Beau not only had a great nose but the ability to range perfectly-to know just where the right distance would be to circle the hunter to stray in search of scent. Too far, the bird flushes unnoticed or out of range; too close, and too much cover goes unexplored. He knew how to work a logging road, a swamp, a field's edge. He could team up with pointers, he could work with fellow flushers. And as he seasoned, he was finally able to make perhaps the hardest technical adjustment for an upland dog: to range in close when a flight of woodcock is found. Many fine dogs cannot do that, and Beau couldn't always, but he wasn't one for forgetting lesssons hard-learned (except for those porcupines).

Beau is gone, but the memories aren't: A young dog on one of his first forays into the woods, his eyes locked in like radar, pointing at a leaf as it bobbed down a tiny brook. Beau's initial checkup with his first-and best-vet, Paula Belknap. On countless trips, Beau's chin resting on Tim's forearm on the console of the pickup truck-as Mike wrote, "not only your hunting partner, but just plain your partner." The day Tim restored Beau to life using CPR, the time Beau caught a trout and other stories too tall to believe, except they're true. (Well, Beau helped catch the trout, put it that way. If he hadn't been obediently standing behind Tim in the middle of the stream, Tim wouldn't have noticed the broken fishing line draped over Beau's shoulder, on the other end of which was a 12-inch brown Tim had broken off 10 minutes earlier and given up for lost.)

Beau's life, like any, wasn't all roses. He saw his first little family dissolve when Tim and Cathy split up. But one reason, no doubt, that the divorce was amicable was the presence of this gentle creature, the calming role he played, and the desire of both humans to minimize the impact on a beloved pet. Beau spent an awful lot of time on the road between New York and Vermont, always a welcome, undemanding passenger; good company no matter where. More than one cop was charmed out of giving a ticket, it seemed, by nothing more than a big black dog with friendly eyes.

Beau's extended family in Vermont encompassed Susan and Chief, and, as arthritis slowed down Beau's hunting career, he and Chief became great friends, thick as thiefs, as Audra Hobbkirk, who was housesitting for us, discovered when both dogs, on some silent doggie cue, jumped up on the bed to hang out with her as if that were their God-given right, which they knew it certainly wasn't.

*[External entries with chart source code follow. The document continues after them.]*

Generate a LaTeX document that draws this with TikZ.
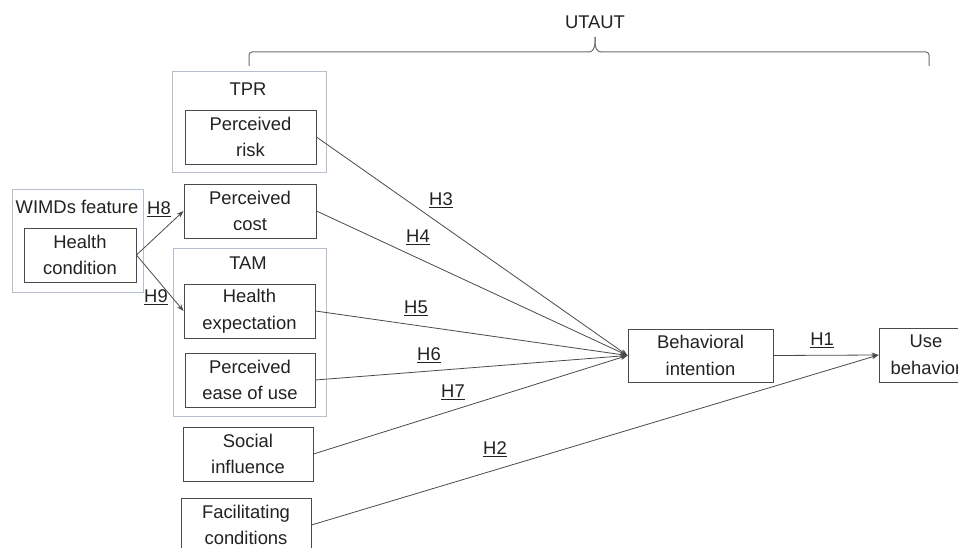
\documentclass[tikz,border=0pt]{standalone}
\usepackage{fontspec}
\setmainfont{Liberation Sans}
\usetikzlibrary{arrows.meta}
\definecolor{frame}{HTML}{B5BFD0}
\definecolor{edge}{HTML}{4A4A4A}
\definecolor{ink}{HTML}{222222}
\begin{document}
\begin{tikzpicture}[x=1pt,y=-1pt,
  every node/.style={font=\fontsize{18.4}{26.5}\selectfont, text=ink},
  box/.style={draw=edge, line width=0.9pt, align=center, inner sep=0pt},
  group/.style={draw=frame, line width=1pt, inner sep=0pt},
  conn/.style={draw=edge, line width=0.8pt, -{Stealth[length=7pt,width=5pt]}},
  hyp/.style={inner sep=1pt}]
\clip (0,0) rectangle (958,548);
\fill[white] (0,0) rectangle (958,548);
% group frames
\node[group, minimum width=154, minimum height=101] (tpr) at (249,122.5) {};
\node[group, minimum width=131, minimum height=102] (wimd) at (77.5,241) {};
\node[group, minimum width=153, minimum height=168] (tam) at (249.5,332) {};
\node (tprl) at (248,89) {TPR};
\node (wimdl) at (77,207) {WIMDs feature};
\node (taml) at (248,263) {TAM};
% boxes
\node[box, minimum width=131, minimum height=54] (risk) at (250.5,137) {Perceived\\risk};
\node[box, minimum width=132, minimum height=54] (cost) at (250,211) {Perceived\\cost};
\node[box, minimum width=112, minimum height=54] (hc) at (80,255) {Health\\condition};
\node[box, minimum width=131, minimum height=54] (he) at (249.5,311) {Health\\expectation};
\node[box, minimum width=130, minimum height=54] (peou) at (250,380) {Perceived\\ease of use};
\node[box, minimum width=130, minimum height=54] (si) at (248,454) {Social\\influence};
\node[box, minimum width=130, minimum height=54] (fc) at (246,525) {Facilitating\\conditions};
\node[box, minimum width=145, minimum height=53] (bi) at (700.5,355.5) {Behavioral\\intention};
\node[box, minimum width=94, minimum height=54] (ub) at (926,355) {Use\\behavior};
% connectors
\draw[conn] (hc.east) -- (cost.west);
\draw[conn] (hc.east) -- (he.west);
\draw[conn] (risk.east) -- (bi.west);
\draw[conn] (cost.east) -- (bi.west);
\draw[conn] (he.east) -- (bi.west);
\draw[conn] (peou.east) -- (bi.west);
\draw[conn] (si.east) -- (bi.west);
\draw[conn] (fc.east) -- (ub.west);
\draw[conn] (bi.east) -- (ub.west);
% hypothesis labels
\node[hyp] (h1) at (822,340) {\underline{H1}};
\node[hyp] (h2) at (495,449) {\underline{H2}};
\node[hyp] (h3) at (441,200) {\underline{H3}};
\node[hyp] (h4) at (418,237) {\underline{H4}};
\node[hyp] (h5) at (416,308) {\underline{H5}};
\node[hyp] (h6) at (429,355) {\underline{H6}};
\node[hyp] (h7) at (453,392) {\underline{H7}};
\node[hyp] (h8) at (159,209) {\underline{H8}};
\node[hyp] (h9) at (156,297) {\underline{H9}};
% UTAUT brace
\node (utaut) at (595,22) {UTAUT};
\coordinate (bl) at (249,66);
\coordinate (br) at (929,66);
\coordinate (bt) at (595,37);
\draw[draw=edge!80, line width=1pt, rounded corners=3pt]
  (bl) -- (249,52) -- (592,52) -- (595,46) -- (bt);
\draw[draw=edge!80, line width=1pt, rounded corners=3pt]
  (bt) -- (595,46) -- (598,52) -- (929,52) -- (br);
\end{tikzpicture}
\end{document}
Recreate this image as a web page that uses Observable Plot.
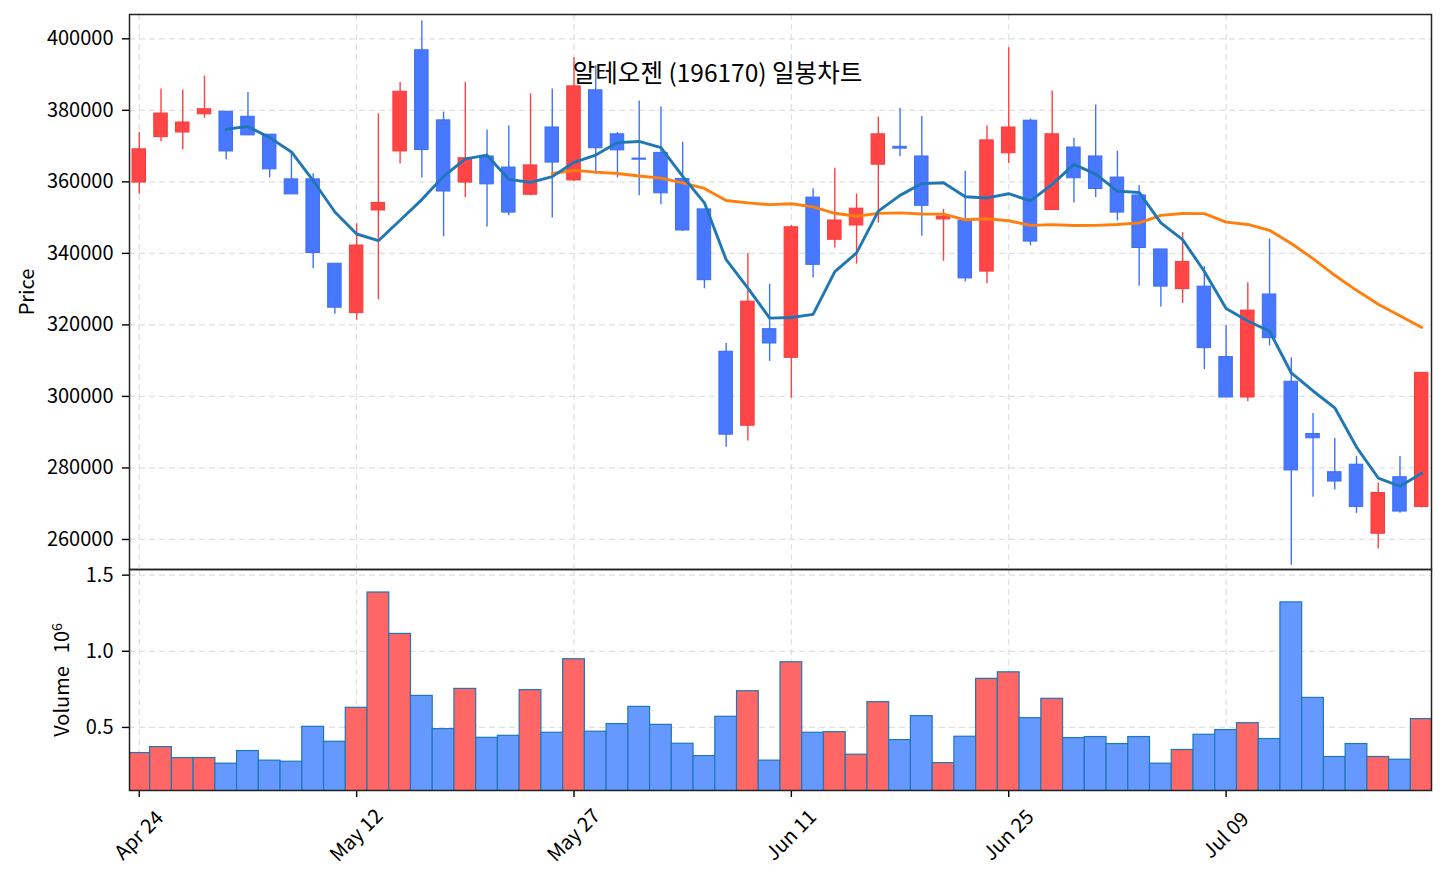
<!DOCTYPE html>
<html>
<head>
<meta charset="utf-8">
<script src="https://cdn.jsdelivr.net/npm/d3@7"></script>
<script src="https://cdn.jsdelivr.net/npm/@observablehq/plot@0.6"></script>
<style>
  html, body { margin: 0; padding: 0; background: #fff; }
  #chart { position: relative; width: 1446px; height: 884px; overflow: hidden; }
  #chart svg { position: absolute; left: 0; }
</style>
</head>
<body>
<div id="chart"></div>
<script>
// ---- data ----
const title = "알테오젠 (196170) 일봉차트";
const tickIndex = [0, 10, 20, 30, 40, 50];
const tickLabels = ["Apr 24", "May 12", "May 27", "Jun 11", "Jun 25", "Jul 09"];
const priceTicks = [260000, 280000, 300000, 320000, 340000, 360000, 380000, 400000];
const volumeTicks = [0.5, 1.0, 1.5];

const opens = [359800, 372500, 373800, 378900, 379600, 378200, 373200, 360700, 360700, 337100,
  323300, 352000, 368500, 396800, 377200, 359800, 367100, 364000, 356400, 375200,
  360400, 385600, 373300, 366500, 368100, 360800, 352300, 312500, 291800, 318800,
  310800, 355600, 343800, 347800, 364800, 369800, 367100, 349500, 349200, 334900,
  368000, 377100, 352100, 369600, 367100, 361200, 356200, 341100, 330000, 330700,
  311000, 299700, 328500, 304100, 289500, 278800, 280900, 261600, 277400, 269100];
const highs = [373800, 386000, 385700, 389600, 379600, 385000, 373200, 368000, 362300, 337100,
  348300, 379000, 387800, 405000, 379500, 387800, 374500, 375600, 384600, 386000,
  394700, 392500, 373800, 382600, 380900, 371100, 352300, 314800, 340000, 331400,
  347800, 358100, 363800, 356600, 378100, 380600, 378300, 352300, 363000, 375600,
  397500, 377600, 385400, 372100, 381500, 368600, 359000, 341100, 345800, 336300,
  319800, 331800, 344000, 310800, 295200, 288200, 283200, 275800, 283200, 306600];
const lows = [356600, 371200, 369000, 377800, 366200, 373000, 361100, 356500, 335800, 323000,
  321300, 327000, 365000, 361100, 344600, 355600, 347400, 350500, 356100, 349900,
  360100, 362100, 361100, 356100, 353600, 346100, 330100, 285800, 287500, 309800,
  299500, 333100, 341500, 337000, 348500, 367000, 344800, 337800, 332000, 331500,
  365100, 342100, 352100, 354100, 355600, 349100, 330800, 325000, 326000, 307500,
  299700, 298500, 314100, 252800, 271800, 273800, 267300, 257300, 267300, 268800];
const closes = [369100, 379100, 376600, 380300, 368500, 373000, 363500, 356500, 340100, 324800,
  342200, 354100, 385200, 368900, 357300, 366600, 359300, 351400, 364600, 365400,
  386700, 369400, 368800, 366200, 356800, 346400, 332500, 289300, 326500, 314800,
  347300, 336800, 349200, 352500, 373300, 369300, 353300, 350300, 333000, 371600,
  375200, 343300, 373300, 361000, 358000, 351400, 341500, 330700, 337600, 313500,
  299700, 324000, 316300, 279300, 288300, 276200, 269100, 273000, 267800, 306600];
const volumes = [332000, 371000, 299000, 299000, 262000, 345000, 282000, 275000, 504000, 406000,
  629000, 1386000, 1114000, 707000, 489000, 753000, 432000, 445000, 745000, 465000,
  948000, 472000, 522000, 635000, 517000, 393000, 312000, 570000, 738000, 282000,
  928000, 465000, 469000, 321000, 666000, 417000, 574000, 266000, 439000, 819000,
  862000, 561000, 688000, 430000, 437000, 391000, 437000, 262000, 352000, 452000,
  483000, 528000, 424000, 1321000, 694000, 306000, 391000, 306000, 288000, 555000];

// ---- table built from the arrays ----
const rows = opens.map((o, i) => ({
  i, open: o, high: highs[i], low: lows[i], close: closes[i],
  volume: volumes[i] / 1e6, up: closes[i] >= o
}));
const ticks = tickIndex.map((i, k) => ({i, label: tickLabels[k]}));

const FONT = "'Noto Sans CJK KR', 'Noto Sans', sans-serif";
const style = {fontFamily: FONT, fontSize: "20px", background: "transparent", overflow: "visible", color: "#000"};
const gridOpts = {stroke: "#e0e0e0", strokeOpacity: 1, strokeDasharray: "6,4", strokeWidth: 1.2};
const xDomain = [-0.45, 59.45];

const pricePlot = Plot.plot({
  width: 1446, height: 570,
  marginTop: 14, marginBottom: 1, marginLeft: 129, marginRight: 15,
  x: {type: "linear", domain: xDomain, axis: null},
  y: {domain: [251600, 406800], axis: null},
  color: {type: "identity"},
  style,
  marks: [
    Plot.gridY(priceTicks, gridOpts),
    Plot.gridX(tickIndex, gridOpts),
    Plot.ruleX(rows, {x: "i", y1: "low", y2: "high",
      stroke: d => d.up ? "#ff4040" : "#3f72ff", strokeWidth: 1.4}),
    Plot.rect(rows, {x1: d => d.i - 0.31, x2: d => d.i + 0.31, y1: "open", y2: "close",
      fill: d => d.up ? "#ff4545" : "#4778ff",
      stroke: d => d.up ? "#f53b3b" : "#3b6df5", strokeWidth: 1}),
    Plot.lineY(rows, Plot.windowY({k: 20, anchor: "end", strict: true, reduce: "mean"},
      {x: "i", y: "close", stroke: "#ff7f0e", strokeWidth: 2.9})),
    Plot.lineY(rows, Plot.windowY({k: 5, anchor: "end", strict: true, reduce: "mean"},
      {x: "i", y: "close", stroke: "#1f77b4", strokeWidth: 2.9})),
    Plot.axisY({ticks: priceTicks, tickSize: 7, tickPadding: 9, tickFormat: d3.format("d"),
      label: null, strokeWidth: 1.4}),
    Plot.frame({stroke: "#222", strokeWidth: 1.5}),
    Plot.text(["Price"], {frameAnchor: "left", dx: -102, rotate: -90,
      textAnchor: "middle", lineAnchor: "middle", fontSize: 20}),
    Plot.text([title], {frameAnchor: "top-left", dx: 588, dy: 60,
      textAnchor: "middle", lineAnchor: "middle", fontSize: 24.5})
  ]
});

const volumePlot = Plot.plot({
  width: 1446, height: 324,
  marginTop: 9, marginBottom: 94, marginLeft: 129, marginRight: 15,
  x: {type: "linear", domain: xDomain, axis: null},
  y: {domain: [0.086, 1.537], axis: null},
  color: {type: "identity"},
  style,
  marks: [
    Plot.gridY(volumeTicks, gridOpts),
    Plot.gridX(tickIndex, gridOpts),
    Plot.rect(rows, {x1: d => d.i - 0.5, x2: d => d.i + 0.5, y1: 0, y2: "volume",
      fill: d => d.up ? "#ff6666" : "#6699ff", stroke: "#1f77b4", strokeWidth: 1.2, clip: true}),
    Plot.axisY({ticks: volumeTicks, tickSize: 7, tickPadding: 9, tickFormat: d3.format(".1f"),
      label: null, strokeWidth: 1.4}),
    Plot.axisX({ticks: tickIndex, tickSize: 7, tickFormat: () => "", label: null, strokeWidth: 1.4}),
    Plot.text(ticks, {x: "i", text: "label", frameAnchor: "bottom", dy: 45, rotate: -45,
      textAnchor: "middle", lineAnchor: "middle", fontSize: 20}),
    Plot.frame({stroke: "#222", strokeWidth: 1.5}),
    Plot.text(["Volume 10"], {frameAnchor: "left", dx: -67, rotate: -90,
      textAnchor: "middle", lineAnchor: "middle", fontSize: 20})
  ]
});

// turn the volume label into "Volume  10^6" with a raised exponent
d3.select(volumePlot).selectAll("text")
  .filter(function() { return this.textContent === "Volume 10"; })
  .each(function() {
    const t = d3.select(this);
    t.text(null);
    t.append("tspan").text("Volume");
    t.append("tspan").attr("dx", 13).text("10");
    t.append("tspan").attr("dy", "-0.5em").attr("font-size", 14).text("6");
  });

const chart = document.getElementById("chart");
pricePlot.style.top = "0px";
volumePlot.style.top = "560px";
chart.appendChild(volumePlot);
chart.appendChild(pricePlot);
</script>
</body>
</html>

Beau loved being part of a family. In bed, all you had to do was say something like: "Wonder were that big black dog is?" and his tail thumping on the floor would respond. He was a happy, uncontentious dog right up to the end, and for all that he got out of life, he gave his full measure back.

Lord Byron once wrote about a similar dog, in a different century:

"Near this spot are deposited the remains of one who possessed beauty without vanity, strength without insolence, courage without ferocity, and all the virtues of man, without his vices. This praise, which would be unmeaning flattery if inscribed over human ashes, is but a tribute to...a dog."

As for Beau's remains, on a deer-hunting trip last fall, Tim put some on his ashes in the upper Hudson River at Riparius, N.Y., from where they will find their way under the bridges Beau crossed so often on his Vermont trips, by the power line where he got his first grouse, by Riverside Park where he romped in his youth. Much of the route Tim sees every week on his rail commute, and now the river will seem even more peaceful. In the next few weeks, at a time convenient to Cathy, the remaining ashes will go into the beaver pond and stream on the Vermont property, the first stage on a trip to Lake Champlain, which eventually drains into the Hudson and the ocean.